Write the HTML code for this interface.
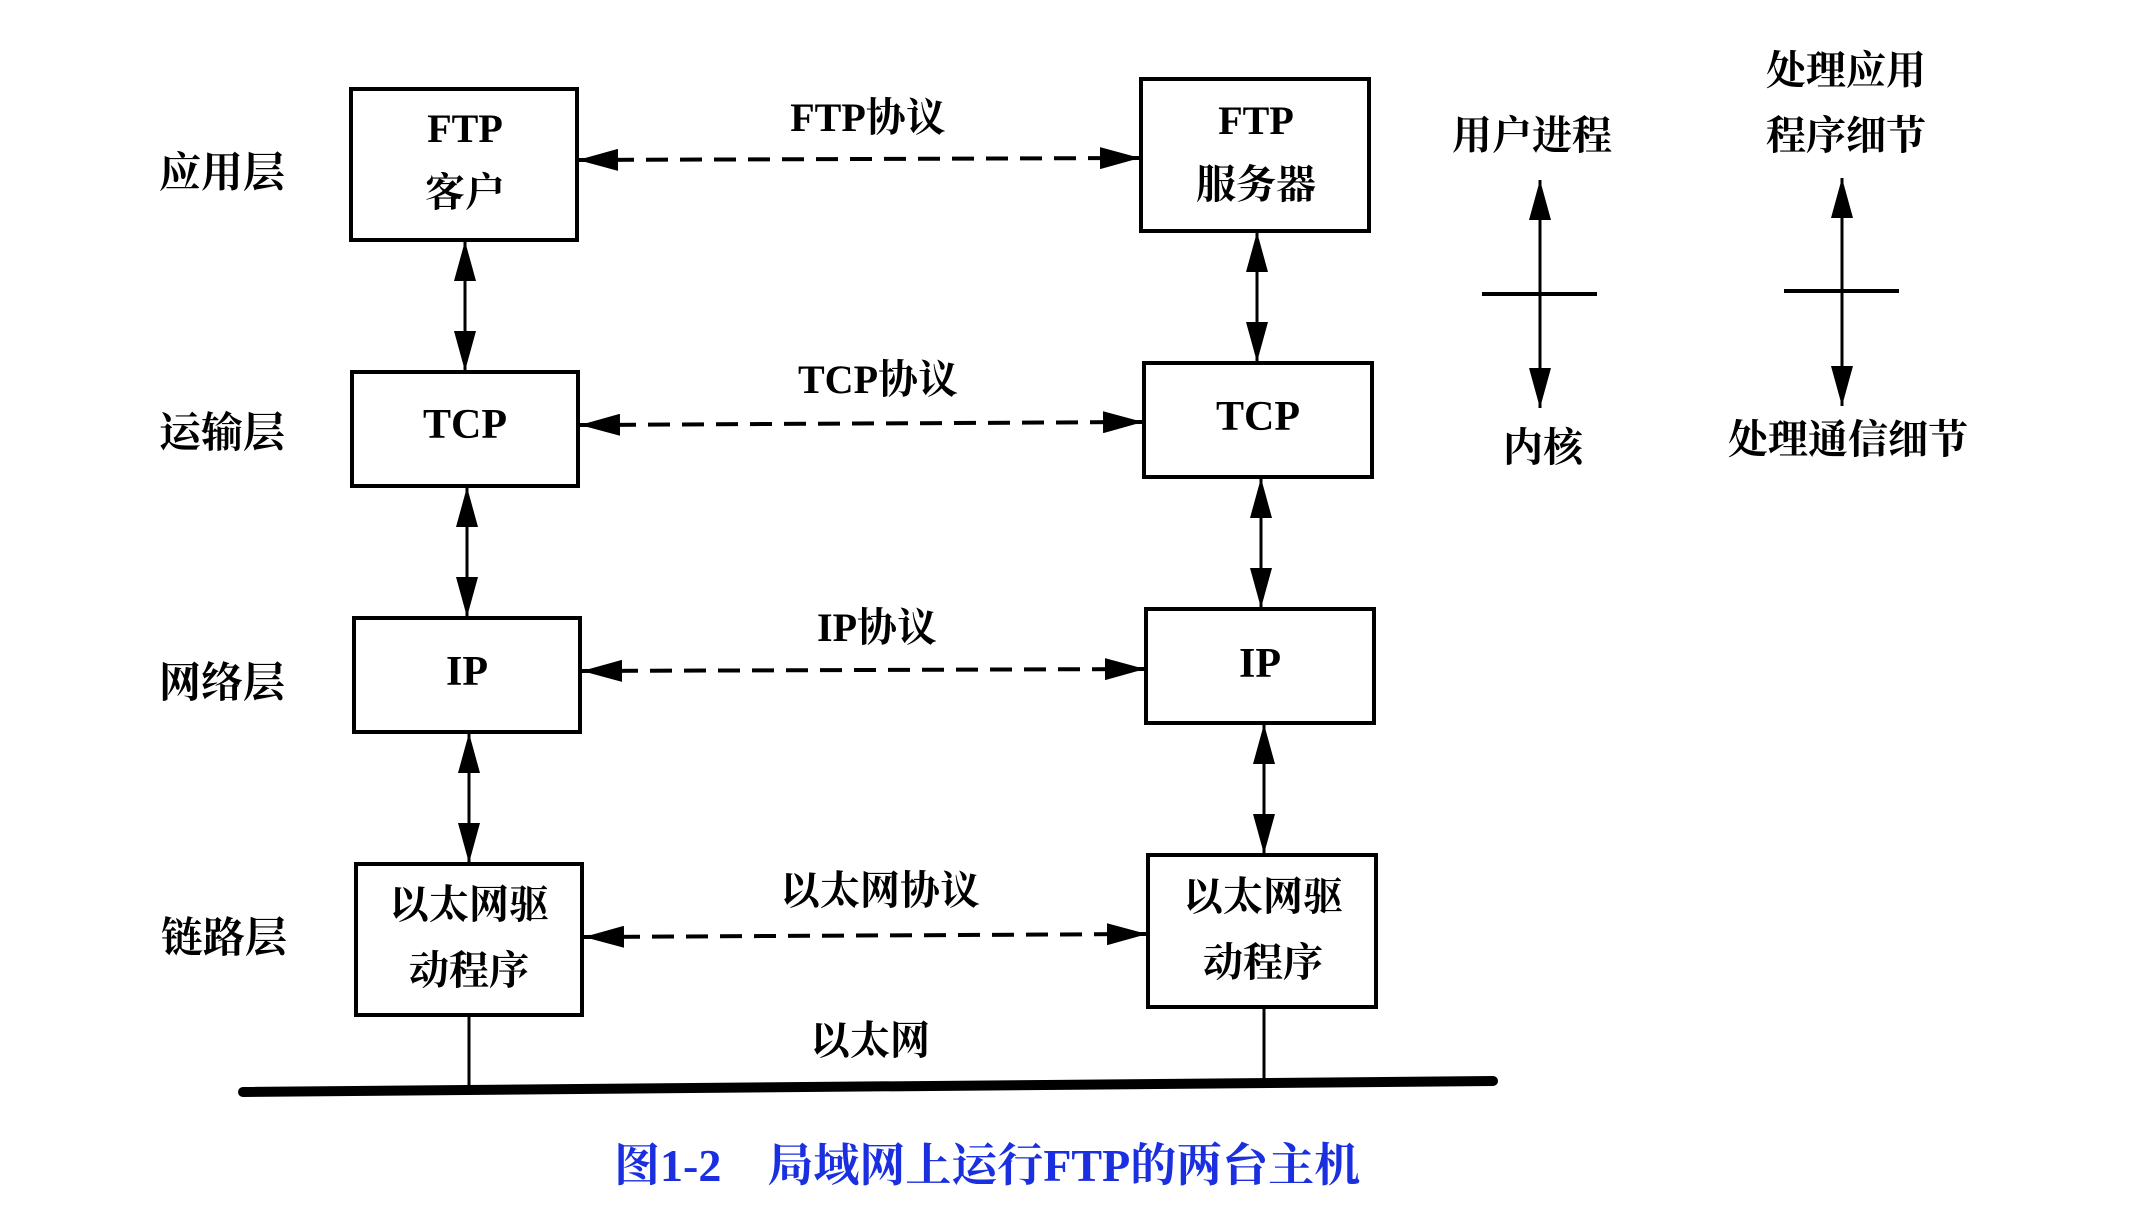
<!DOCTYPE html>
<html><head><meta charset="utf-8"><style>
html,body{margin:0;padding:0;background:#fff;}
svg{display:block;}
text{font-family:"Liberation Serif","Noto Serif CJK SC",serif;font-weight:bold;fill:#000;}
.cn{font-family:"Liberation Serif","Noto Serif CJK SC",serif;}
</style></head><body>
<svg width="2144" height="1220" viewBox="0 0 2144 1220" xmlns="http://www.w3.org/2000/svg">
<defs>
<marker id="ah" viewBox="0 0 40 22" refX="40" refY="11" markerWidth="40" markerHeight="22" markerUnits="userSpaceOnUse" orient="auto-start-reverse">
<path d="M0,0 L40,11 L0,22 Z" fill="#000"/>
</marker>
</defs>
<g fill="none" stroke="#000" stroke-width="4">
<!-- left boxes -->
<rect x="351" y="89" width="226" height="151"/>
<rect x="352" y="372" width="226" height="114"/>
<rect x="354" y="618" width="226" height="114"/>
<rect x="356" y="864" width="226" height="151"/>
<!-- right boxes -->
<rect x="1141" y="79" width="228" height="152"/>
<rect x="1144" y="363" width="228" height="114"/>
<rect x="1146" y="609" width="228" height="114"/>
<rect x="1148" y="855" width="228" height="152"/>
</g>
<g stroke="#000" stroke-width="3" fill="none">
<!-- vertical arrows left -->
<line x1="465" y1="241" x2="465" y2="371" marker-start="url(#ah)" marker-end="url(#ah)"/>
<line x1="467" y1="487" x2="467" y2="617" marker-start="url(#ah)" marker-end="url(#ah)"/>
<line x1="469" y1="733" x2="469" y2="863" marker-start="url(#ah)" marker-end="url(#ah)"/>
<!-- vertical arrows right -->
<line x1="1257" y1="232" x2="1257" y2="362" marker-start="url(#ah)" marker-end="url(#ah)"/>
<line x1="1261" y1="478" x2="1261" y2="608" marker-start="url(#ah)" marker-end="url(#ah)"/>
<line x1="1264" y1="724" x2="1264" y2="854" marker-start="url(#ah)" marker-end="url(#ah)"/>
<!-- ethernet drops -->
<line x1="469" y1="1015" x2="469" y2="1090"/>
<line x1="1264" y1="1007" x2="1264" y2="1084"/>
<!-- right legend arrows -->
<line x1="1540" y1="180" x2="1540" y2="408" marker-start="url(#ah)" marker-end="url(#ah)"/>
<line x1="1842" y1="178" x2="1842" y2="406" marker-start="url(#ah)" marker-end="url(#ah)"/>
</g>
<g stroke="#000" stroke-width="4">
<line x1="1482" y1="294" x2="1597" y2="294"/>
<line x1="1784" y1="291" x2="1899" y2="291"/>
</g>
<!-- dashed protocol arrows -->
<g stroke="#000" stroke-width="4" fill="none" stroke-dasharray="22 12">
<line x1="578" y1="160" x2="1140" y2="158" marker-start="url(#ah)" marker-end="url(#ah)"/>
<line x1="580" y1="425" x2="1143" y2="422" marker-start="url(#ah)" marker-end="url(#ah)"/>
<line x1="582" y1="671" x2="1145" y2="669" marker-start="url(#ah)" marker-end="url(#ah)"/>
<line x1="584" y1="937" x2="1147" y2="934" marker-start="url(#ah)" marker-end="url(#ah)"/>
</g>
<!-- bus -->
<line x1="243" y1="1092" x2="1493" y2="1081" stroke="#000" stroke-width="10" stroke-linecap="round"/>

<!-- layer labels -->
<g font-size="42" class="cn">
<text x="159" y="187">应用层</text>
<text x="159" y="447">运输层</text>
<text x="159" y="697">网络层</text>
<text x="161" y="952">链路层</text>
</g>
<!-- box texts -->
<g font-size="40" text-anchor="middle">
<text x="465" y="142" font-weight="normal">FTP</text>
<text x="465" y="206">客户</text>
<text x="465" y="438" font-size="42">TCP</text>
<text x="467" y="685" font-size="42">IP</text>
<text x="469" y="918">以太网驱</text>
<text x="469" y="984">动程序</text>
<text x="1256" y="134" font-weight="normal">FTP</text>
<text x="1256" y="198">服务器</text>
<text x="1258" y="430" font-size="42">TCP</text>
<text x="1260" y="677" font-size="42">IP</text>
<text x="1263" y="910">以太网驱</text>
<text x="1263" y="976">动程序</text>
</g>
<!-- protocol labels -->
<g font-size="40" text-anchor="middle">
<text x="868" y="131">FTP协议</text>
<text x="878" y="393">TCP协议</text>
<text x="877" y="641">IP协议</text>
<text x="880" y="904">以太网协议</text>
<text x="870" y="1054">以太网</text>
</g>
<!-- legend labels -->
<g font-size="40" text-anchor="middle">
<text x="1532" y="149">用户进程</text>
<text x="1543" y="461">内核</text>
<text x="1846" y="84">处理应用</text>
<text x="1846" y="149">程序细节</text>
<text x="1848" y="453">处理通信细节</text>
</g>
<!-- caption -->
<text x="614" y="1181" font-size="46" style="fill:#1a2fe0">图1-2　局域网上运行FTP的两台主机</text>
</svg>
</body></html>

To be done:
The data should be printed again unchanged; leave its pictures out.

Complete answer:
Write the HTML code for this interface.
<!DOCTYPE html>
<html><head><meta charset="utf-8"><style>
html,body{margin:0;padding:0;background:#fff;}
svg{display:block;}
text{font-family:"Liberation Serif","Noto Serif CJK SC",serif;font-weight:bold;fill:#000;}
.cn{font-family:"Liberation Serif","Noto Serif CJK SC",serif;}
</style></head><body>
<svg width="2144" height="1220" viewBox="0 0 2144 1220" xmlns="http://www.w3.org/2000/svg">
<defs>
<marker id="ah" viewBox="0 0 40 22" refX="40" refY="11" markerWidth="40" markerHeight="22" markerUnits="userSpaceOnUse" orient="auto-start-reverse">
<path d="M0,0 L40,11 L0,22 Z" fill="#000"/>
</marker>
</defs>
<g fill="none" stroke="#000" stroke-width="4">
<!-- left boxes -->
<rect x="351" y="89" width="226" height="151"/>
<rect x="352" y="372" width="226" height="114"/>
<rect x="354" y="618" width="226" height="114"/>
<rect x="356" y="864" width="226" height="151"/>
<!-- right boxes -->
<rect x="1141" y="79" width="228" height="152"/>
<rect x="1144" y="363" width="228" height="114"/>
<rect x="1146" y="609" width="228" height="114"/>
<rect x="1148" y="855" width="228" height="152"/>
</g>
<g stroke="#000" stroke-width="3" fill="none">
<!-- vertical arrows left -->
<line x1="465" y1="241" x2="465" y2="371" marker-start="url(#ah)" marker-end="url(#ah)"/>
<line x1="467" y1="487" x2="467" y2="617" marker-start="url(#ah)" marker-end="url(#ah)"/>
<line x1="469" y1="733" x2="469" y2="863" marker-start="url(#ah)" marker-end="url(#ah)"/>
<!-- vertical arrows right -->
<line x1="1257" y1="232" x2="1257" y2="362" marker-start="url(#ah)" marker-end="url(#ah)"/>
<line x1="1261" y1="478" x2="1261" y2="608" marker-start="url(#ah)" marker-end="url(#ah)"/>
<line x1="1264" y1="724" x2="1264" y2="854" marker-start="url(#ah)" marker-end="url(#ah)"/>
<!-- ethernet drops -->
<line x1="469" y1="1015" x2="469" y2="1090"/>
<line x1="1264" y1="1007" x2="1264" y2="1084"/>
<!-- right legend arrows -->
<line x1="1540" y1="180" x2="1540" y2="408" marker-start="url(#ah)" marker-end="url(#ah)"/>
<line x1="1842" y1="178" x2="1842" y2="406" marker-start="url(#ah)" marker-end="url(#ah)"/>
</g>
<g stroke="#000" stroke-width="4">
<line x1="1482" y1="294" x2="1597" y2="294"/>
<line x1="1784" y1="291" x2="1899" y2="291"/>
</g>
<!-- dashed protocol arrows -->
<g stroke="#000" stroke-width="4" fill="none" stroke-dasharray="22 12">
<line x1="578" y1="160" x2="1140" y2="158" marker-start="url(#ah)" marker-end="url(#ah)"/>
<line x1="580" y1="425" x2="1143" y2="422" marker-start="url(#ah)" marker-end="url(#ah)"/>
<line x1="582" y1="671" x2="1145" y2="669" marker-start="url(#ah)" marker-end="url(#ah)"/>
<line x1="584" y1="937" x2="1147" y2="934" marker-start="url(#ah)" marker-end="url(#ah)"/>
</g>
<!-- bus -->
<line x1="243" y1="1092" x2="1493" y2="1081" stroke="#000" stroke-width="10" stroke-linecap="round"/>

<!-- layer labels -->
<g font-size="42" class="cn">
<text x="159" y="187">应用层</text>
<text x="159" y="447">运输层</text>
<text x="159" y="697">网络层</text>
<text x="161" y="952">链路层</text>
</g>
<!-- box texts -->
<g font-size="40" text-anchor="middle">
<text x="465" y="142" font-weight="normal">FTP</text>
<text x="465" y="206">客户</text>
<text x="465" y="438" font-size="42">TCP</text>
<text x="467" y="685" font-size="42">IP</text>
<text x="469" y="918">以太网驱</text>
<text x="469" y="984">动程序</text>
<text x="1256" y="134" font-weight="normal">FTP</text>
<text x="1256" y="198">服务器</text>
<text x="1258" y="430" font-size="42">TCP</text>
<text x="1260" y="677" font-size="42">IP</text>
<text x="1263" y="910">以太网驱</text>
<text x="1263" y="976">动程序</text>
</g>
<!-- protocol labels -->
<g font-size="40" text-anchor="middle">
<text x="868" y="131">FTP协议</text>
<text x="878" y="393">TCP协议</text>
<text x="877" y="641">IP协议</text>
<text x="880" y="904">以太网协议</text>
<text x="870" y="1054">以太网</text>
</g>
<!-- legend labels -->
<g font-size="40" text-anchor="middle">
<text x="1532" y="149">用户进程</text>
<text x="1543" y="461">内核</text>
<text x="1846" y="84">处理应用</text>
<text x="1846" y="149">程序细节</text>
<text x="1848" y="453">处理通信细节</text>
</g>
<!-- caption -->
<text x="614" y="1181" font-size="46" style="fill:#1a2fe0">图1-2　局域网上运行FTP的两台主机</text>
</svg>
</body></html>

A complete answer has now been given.